_The problem_
Your output must consist solely of the lines from the "Output the component" line through the "svmRow, rfRow, lightgbmRow];" line, exactly as written, without images.

_Supplied information_
------

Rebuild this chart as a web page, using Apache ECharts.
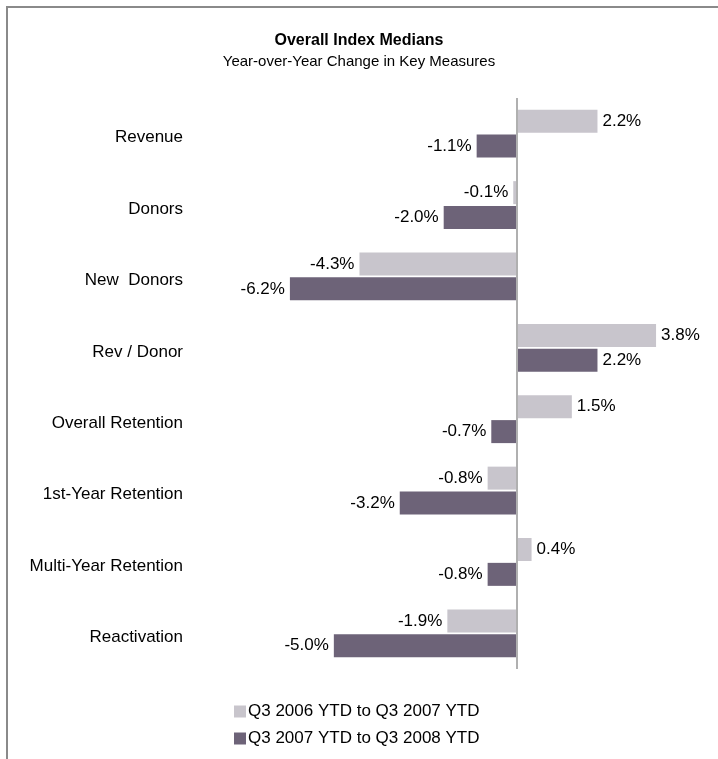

------

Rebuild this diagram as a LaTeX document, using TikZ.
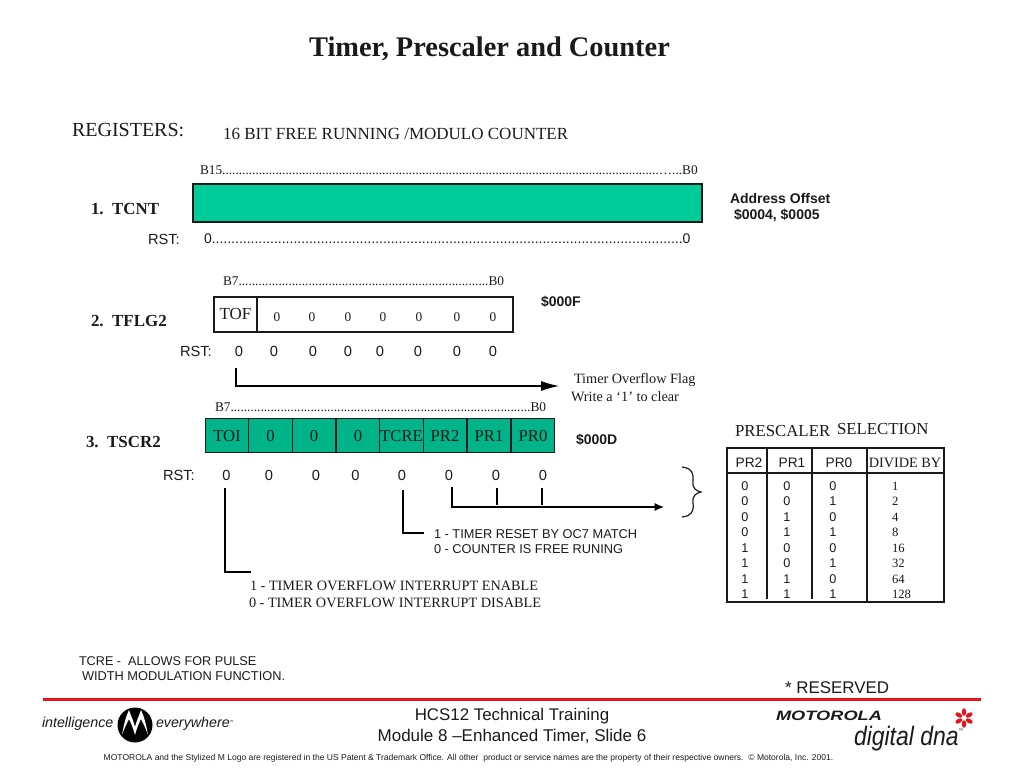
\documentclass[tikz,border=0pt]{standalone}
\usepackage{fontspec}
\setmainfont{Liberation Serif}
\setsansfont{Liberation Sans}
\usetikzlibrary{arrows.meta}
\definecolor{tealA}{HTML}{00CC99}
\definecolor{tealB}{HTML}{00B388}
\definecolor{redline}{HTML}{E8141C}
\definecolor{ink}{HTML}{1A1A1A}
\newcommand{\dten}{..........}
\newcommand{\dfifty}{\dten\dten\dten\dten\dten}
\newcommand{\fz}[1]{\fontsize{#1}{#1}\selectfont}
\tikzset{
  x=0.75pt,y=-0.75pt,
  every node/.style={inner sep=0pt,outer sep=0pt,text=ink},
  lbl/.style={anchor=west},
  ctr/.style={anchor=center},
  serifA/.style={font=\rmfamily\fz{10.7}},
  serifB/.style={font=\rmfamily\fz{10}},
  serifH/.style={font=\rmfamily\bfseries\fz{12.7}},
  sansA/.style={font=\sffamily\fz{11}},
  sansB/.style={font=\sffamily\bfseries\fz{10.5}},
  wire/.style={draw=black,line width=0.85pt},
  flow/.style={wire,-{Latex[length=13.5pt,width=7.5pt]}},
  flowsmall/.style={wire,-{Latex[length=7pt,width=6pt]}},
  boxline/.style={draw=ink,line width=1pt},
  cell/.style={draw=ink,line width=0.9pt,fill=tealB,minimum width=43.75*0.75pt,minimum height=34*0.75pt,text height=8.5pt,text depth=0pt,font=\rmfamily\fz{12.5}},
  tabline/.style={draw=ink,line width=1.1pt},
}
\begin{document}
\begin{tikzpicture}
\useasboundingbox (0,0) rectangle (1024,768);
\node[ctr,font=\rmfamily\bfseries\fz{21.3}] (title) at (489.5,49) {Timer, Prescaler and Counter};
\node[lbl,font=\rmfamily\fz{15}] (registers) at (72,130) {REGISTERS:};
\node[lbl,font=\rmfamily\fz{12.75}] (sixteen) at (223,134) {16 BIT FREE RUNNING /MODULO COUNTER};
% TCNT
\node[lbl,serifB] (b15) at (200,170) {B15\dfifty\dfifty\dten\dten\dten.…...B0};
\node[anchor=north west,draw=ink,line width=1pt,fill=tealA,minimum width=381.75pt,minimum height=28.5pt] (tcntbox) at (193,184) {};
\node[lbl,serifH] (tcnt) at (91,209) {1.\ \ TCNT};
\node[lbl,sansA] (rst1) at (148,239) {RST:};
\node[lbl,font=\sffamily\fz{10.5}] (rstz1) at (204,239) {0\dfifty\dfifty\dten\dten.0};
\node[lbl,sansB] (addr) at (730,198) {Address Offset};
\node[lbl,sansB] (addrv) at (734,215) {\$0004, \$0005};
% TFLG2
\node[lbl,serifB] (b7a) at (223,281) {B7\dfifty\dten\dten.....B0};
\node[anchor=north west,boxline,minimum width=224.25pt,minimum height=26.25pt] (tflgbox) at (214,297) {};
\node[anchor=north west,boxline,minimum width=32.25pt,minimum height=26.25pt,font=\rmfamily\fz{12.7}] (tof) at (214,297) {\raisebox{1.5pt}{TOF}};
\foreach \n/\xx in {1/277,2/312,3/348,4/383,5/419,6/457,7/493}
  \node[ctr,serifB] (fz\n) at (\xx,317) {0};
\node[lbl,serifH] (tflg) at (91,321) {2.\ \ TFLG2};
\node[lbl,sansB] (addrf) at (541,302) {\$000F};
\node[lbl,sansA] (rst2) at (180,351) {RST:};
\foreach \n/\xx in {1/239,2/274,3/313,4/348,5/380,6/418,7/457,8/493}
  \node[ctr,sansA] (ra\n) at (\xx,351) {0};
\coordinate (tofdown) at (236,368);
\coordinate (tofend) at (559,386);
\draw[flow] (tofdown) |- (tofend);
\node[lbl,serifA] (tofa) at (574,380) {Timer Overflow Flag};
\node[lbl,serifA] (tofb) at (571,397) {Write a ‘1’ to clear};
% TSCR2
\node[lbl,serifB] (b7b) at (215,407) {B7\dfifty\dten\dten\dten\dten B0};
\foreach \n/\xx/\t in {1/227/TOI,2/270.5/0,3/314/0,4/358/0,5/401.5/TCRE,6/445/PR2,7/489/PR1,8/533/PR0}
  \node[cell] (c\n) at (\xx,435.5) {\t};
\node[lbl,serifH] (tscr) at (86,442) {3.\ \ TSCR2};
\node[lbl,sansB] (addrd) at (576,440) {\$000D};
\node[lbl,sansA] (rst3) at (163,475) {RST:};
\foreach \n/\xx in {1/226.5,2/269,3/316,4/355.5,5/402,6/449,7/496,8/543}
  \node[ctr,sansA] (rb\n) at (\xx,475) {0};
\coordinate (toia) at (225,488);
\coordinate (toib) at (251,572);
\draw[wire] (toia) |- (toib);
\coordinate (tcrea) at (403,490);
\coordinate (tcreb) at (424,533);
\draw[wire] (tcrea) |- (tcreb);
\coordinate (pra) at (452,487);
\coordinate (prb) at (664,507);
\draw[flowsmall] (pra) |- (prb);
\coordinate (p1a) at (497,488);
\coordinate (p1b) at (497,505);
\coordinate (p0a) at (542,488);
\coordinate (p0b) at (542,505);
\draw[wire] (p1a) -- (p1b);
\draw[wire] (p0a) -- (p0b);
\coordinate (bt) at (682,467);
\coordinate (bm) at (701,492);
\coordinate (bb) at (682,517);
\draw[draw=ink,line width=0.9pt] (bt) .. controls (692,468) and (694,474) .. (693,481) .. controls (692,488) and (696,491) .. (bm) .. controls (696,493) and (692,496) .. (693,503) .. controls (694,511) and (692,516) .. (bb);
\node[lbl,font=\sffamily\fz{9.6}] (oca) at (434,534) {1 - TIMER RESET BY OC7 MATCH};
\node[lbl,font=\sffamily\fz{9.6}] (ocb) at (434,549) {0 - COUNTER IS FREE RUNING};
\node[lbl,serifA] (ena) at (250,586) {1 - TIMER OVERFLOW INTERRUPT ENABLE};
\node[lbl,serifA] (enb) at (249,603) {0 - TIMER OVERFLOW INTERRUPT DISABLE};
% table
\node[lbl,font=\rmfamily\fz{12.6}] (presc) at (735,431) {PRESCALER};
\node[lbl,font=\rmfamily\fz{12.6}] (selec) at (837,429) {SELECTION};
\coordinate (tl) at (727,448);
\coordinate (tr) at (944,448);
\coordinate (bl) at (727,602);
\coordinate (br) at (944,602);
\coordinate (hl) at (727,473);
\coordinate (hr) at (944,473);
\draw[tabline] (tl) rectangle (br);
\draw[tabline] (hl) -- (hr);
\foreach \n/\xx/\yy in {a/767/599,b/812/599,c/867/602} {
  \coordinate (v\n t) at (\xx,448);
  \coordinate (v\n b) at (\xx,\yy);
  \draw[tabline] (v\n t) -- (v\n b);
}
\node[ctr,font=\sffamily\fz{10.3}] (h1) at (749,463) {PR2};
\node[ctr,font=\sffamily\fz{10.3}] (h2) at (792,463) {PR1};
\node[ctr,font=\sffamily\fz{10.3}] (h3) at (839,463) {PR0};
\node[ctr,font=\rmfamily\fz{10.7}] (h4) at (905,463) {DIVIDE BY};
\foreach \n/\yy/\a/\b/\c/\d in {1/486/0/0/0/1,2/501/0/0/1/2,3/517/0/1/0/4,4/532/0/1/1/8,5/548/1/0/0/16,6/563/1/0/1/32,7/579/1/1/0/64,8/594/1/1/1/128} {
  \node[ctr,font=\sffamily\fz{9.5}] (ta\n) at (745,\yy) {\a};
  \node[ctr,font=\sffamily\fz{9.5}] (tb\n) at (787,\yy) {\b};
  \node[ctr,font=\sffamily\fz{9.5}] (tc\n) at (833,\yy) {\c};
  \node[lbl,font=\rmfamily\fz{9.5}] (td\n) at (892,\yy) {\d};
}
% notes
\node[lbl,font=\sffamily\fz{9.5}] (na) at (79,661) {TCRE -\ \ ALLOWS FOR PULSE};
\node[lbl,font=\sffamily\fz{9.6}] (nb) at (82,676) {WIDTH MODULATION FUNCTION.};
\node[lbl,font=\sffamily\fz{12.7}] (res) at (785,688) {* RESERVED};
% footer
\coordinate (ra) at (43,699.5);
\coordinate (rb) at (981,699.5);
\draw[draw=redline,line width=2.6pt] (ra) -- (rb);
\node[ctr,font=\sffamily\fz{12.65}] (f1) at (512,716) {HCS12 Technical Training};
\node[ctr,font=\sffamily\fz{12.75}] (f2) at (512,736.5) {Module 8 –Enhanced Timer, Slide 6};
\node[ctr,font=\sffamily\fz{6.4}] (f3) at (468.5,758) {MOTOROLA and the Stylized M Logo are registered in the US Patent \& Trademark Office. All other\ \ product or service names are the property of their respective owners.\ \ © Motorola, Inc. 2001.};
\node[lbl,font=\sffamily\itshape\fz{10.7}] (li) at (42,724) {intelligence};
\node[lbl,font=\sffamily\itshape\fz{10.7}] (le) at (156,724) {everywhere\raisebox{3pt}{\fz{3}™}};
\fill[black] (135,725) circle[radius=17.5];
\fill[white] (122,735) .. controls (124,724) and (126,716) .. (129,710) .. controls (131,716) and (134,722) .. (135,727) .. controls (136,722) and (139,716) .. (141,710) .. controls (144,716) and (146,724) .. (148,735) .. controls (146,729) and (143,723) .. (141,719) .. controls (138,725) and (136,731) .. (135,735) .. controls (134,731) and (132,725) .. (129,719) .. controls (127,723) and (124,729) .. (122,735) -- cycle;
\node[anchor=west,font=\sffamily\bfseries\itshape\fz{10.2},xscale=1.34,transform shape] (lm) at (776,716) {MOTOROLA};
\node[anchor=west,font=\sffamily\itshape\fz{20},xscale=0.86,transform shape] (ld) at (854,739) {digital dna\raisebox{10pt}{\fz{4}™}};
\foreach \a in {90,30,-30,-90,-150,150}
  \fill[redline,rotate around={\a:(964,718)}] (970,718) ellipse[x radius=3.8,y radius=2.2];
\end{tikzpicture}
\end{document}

------

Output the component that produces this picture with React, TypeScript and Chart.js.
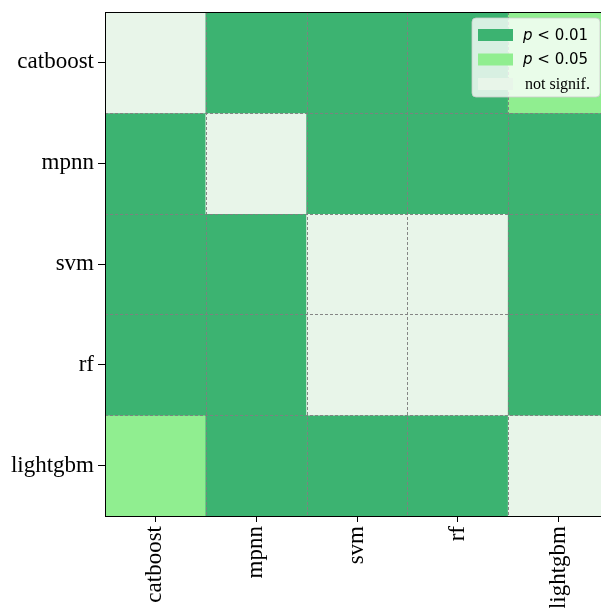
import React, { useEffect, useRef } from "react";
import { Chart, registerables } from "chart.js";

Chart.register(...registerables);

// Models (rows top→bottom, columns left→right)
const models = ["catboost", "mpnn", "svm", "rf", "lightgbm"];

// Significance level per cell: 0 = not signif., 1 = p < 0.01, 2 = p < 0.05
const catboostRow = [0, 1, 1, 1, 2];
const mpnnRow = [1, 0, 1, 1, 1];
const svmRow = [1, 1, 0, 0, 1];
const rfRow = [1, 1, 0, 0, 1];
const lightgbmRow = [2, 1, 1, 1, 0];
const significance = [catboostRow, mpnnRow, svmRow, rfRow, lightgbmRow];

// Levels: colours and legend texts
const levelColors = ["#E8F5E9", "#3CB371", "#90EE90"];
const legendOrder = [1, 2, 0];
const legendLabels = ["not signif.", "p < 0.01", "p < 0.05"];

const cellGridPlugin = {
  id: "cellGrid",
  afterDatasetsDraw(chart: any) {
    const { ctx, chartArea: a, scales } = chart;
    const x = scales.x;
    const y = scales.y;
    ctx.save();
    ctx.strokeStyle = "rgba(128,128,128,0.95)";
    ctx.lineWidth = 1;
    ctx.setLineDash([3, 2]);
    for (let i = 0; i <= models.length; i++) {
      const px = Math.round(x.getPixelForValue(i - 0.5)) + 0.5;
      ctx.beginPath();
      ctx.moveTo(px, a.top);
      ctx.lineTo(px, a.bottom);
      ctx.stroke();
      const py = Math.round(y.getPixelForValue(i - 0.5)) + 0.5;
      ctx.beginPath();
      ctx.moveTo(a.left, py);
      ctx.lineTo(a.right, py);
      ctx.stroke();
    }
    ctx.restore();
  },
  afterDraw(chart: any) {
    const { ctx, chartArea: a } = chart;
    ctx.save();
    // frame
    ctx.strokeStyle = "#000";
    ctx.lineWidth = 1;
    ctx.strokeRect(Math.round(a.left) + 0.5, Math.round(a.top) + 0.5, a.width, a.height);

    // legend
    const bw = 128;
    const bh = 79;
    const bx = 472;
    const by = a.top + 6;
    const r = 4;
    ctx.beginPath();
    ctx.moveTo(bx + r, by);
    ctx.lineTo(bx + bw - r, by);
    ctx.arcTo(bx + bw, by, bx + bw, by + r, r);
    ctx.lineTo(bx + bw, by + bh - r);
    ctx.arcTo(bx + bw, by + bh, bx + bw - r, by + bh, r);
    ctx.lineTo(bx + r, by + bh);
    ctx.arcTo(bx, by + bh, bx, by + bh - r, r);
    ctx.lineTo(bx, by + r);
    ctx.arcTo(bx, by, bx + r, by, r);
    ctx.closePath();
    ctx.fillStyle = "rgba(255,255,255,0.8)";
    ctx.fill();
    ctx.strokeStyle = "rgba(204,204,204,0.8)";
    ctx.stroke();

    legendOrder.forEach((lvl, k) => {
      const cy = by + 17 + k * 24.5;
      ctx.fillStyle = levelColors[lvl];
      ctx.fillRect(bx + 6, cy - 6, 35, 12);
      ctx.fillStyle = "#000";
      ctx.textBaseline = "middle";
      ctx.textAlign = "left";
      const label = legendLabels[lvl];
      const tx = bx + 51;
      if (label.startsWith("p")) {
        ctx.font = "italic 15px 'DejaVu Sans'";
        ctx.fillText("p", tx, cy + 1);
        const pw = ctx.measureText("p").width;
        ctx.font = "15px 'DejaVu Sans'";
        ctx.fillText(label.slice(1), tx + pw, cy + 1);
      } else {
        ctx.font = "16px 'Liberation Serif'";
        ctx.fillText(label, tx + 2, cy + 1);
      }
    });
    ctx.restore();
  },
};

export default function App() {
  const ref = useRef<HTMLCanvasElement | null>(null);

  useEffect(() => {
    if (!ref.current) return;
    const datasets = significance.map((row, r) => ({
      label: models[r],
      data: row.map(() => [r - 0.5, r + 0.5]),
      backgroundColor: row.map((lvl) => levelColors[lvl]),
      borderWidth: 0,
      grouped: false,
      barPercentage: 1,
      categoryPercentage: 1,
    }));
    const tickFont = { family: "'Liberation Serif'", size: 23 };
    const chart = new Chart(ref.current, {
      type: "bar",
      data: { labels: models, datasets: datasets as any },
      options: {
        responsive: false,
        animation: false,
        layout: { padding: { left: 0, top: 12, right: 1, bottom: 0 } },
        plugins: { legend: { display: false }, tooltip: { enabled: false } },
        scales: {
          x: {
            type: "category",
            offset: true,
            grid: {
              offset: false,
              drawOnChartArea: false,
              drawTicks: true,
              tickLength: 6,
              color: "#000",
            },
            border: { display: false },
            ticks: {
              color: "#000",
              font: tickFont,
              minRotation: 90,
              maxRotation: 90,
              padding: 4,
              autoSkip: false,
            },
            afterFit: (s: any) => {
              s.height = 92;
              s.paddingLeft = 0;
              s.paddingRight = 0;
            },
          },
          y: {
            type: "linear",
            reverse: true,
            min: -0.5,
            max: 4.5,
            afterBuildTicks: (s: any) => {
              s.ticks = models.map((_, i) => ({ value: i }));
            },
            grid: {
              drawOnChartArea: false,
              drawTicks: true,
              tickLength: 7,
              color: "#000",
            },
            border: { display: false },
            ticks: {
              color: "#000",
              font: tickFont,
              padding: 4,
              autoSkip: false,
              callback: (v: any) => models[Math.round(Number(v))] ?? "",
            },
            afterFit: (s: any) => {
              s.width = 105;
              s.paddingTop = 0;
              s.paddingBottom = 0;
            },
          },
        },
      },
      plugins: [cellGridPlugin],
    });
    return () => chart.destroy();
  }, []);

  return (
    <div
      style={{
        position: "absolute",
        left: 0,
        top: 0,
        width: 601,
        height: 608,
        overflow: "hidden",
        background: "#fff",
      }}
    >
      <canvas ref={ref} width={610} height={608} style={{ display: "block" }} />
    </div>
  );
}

------

_Written response_
Output the component that produces this picture with React, TypeScript and Chart.js.
import React, { useEffect, useRef } from "react";
import { Chart, registerables } from "chart.js";

Chart.register(...registerables);

// Models (rows top→bottom, columns left→right)
const models = ["catboost", "mpnn", "svm", "rf", "lightgbm"];

// Significance level per cell: 0 = not signif., 1 = p < 0.01, 2 = p < 0.05
const catboostRow = [0, 1, 1, 1, 2];
const mpnnRow = [1, 0, 1, 1, 1];
const svmRow = [1, 1, 0, 0, 1];
const rfRow = [1, 1, 0, 0, 1];
const lightgbmRow = [2, 1, 1, 1, 0];
const significance = [catboostRow, mpnnRow, svmRow, rfRow, lightgbmRow];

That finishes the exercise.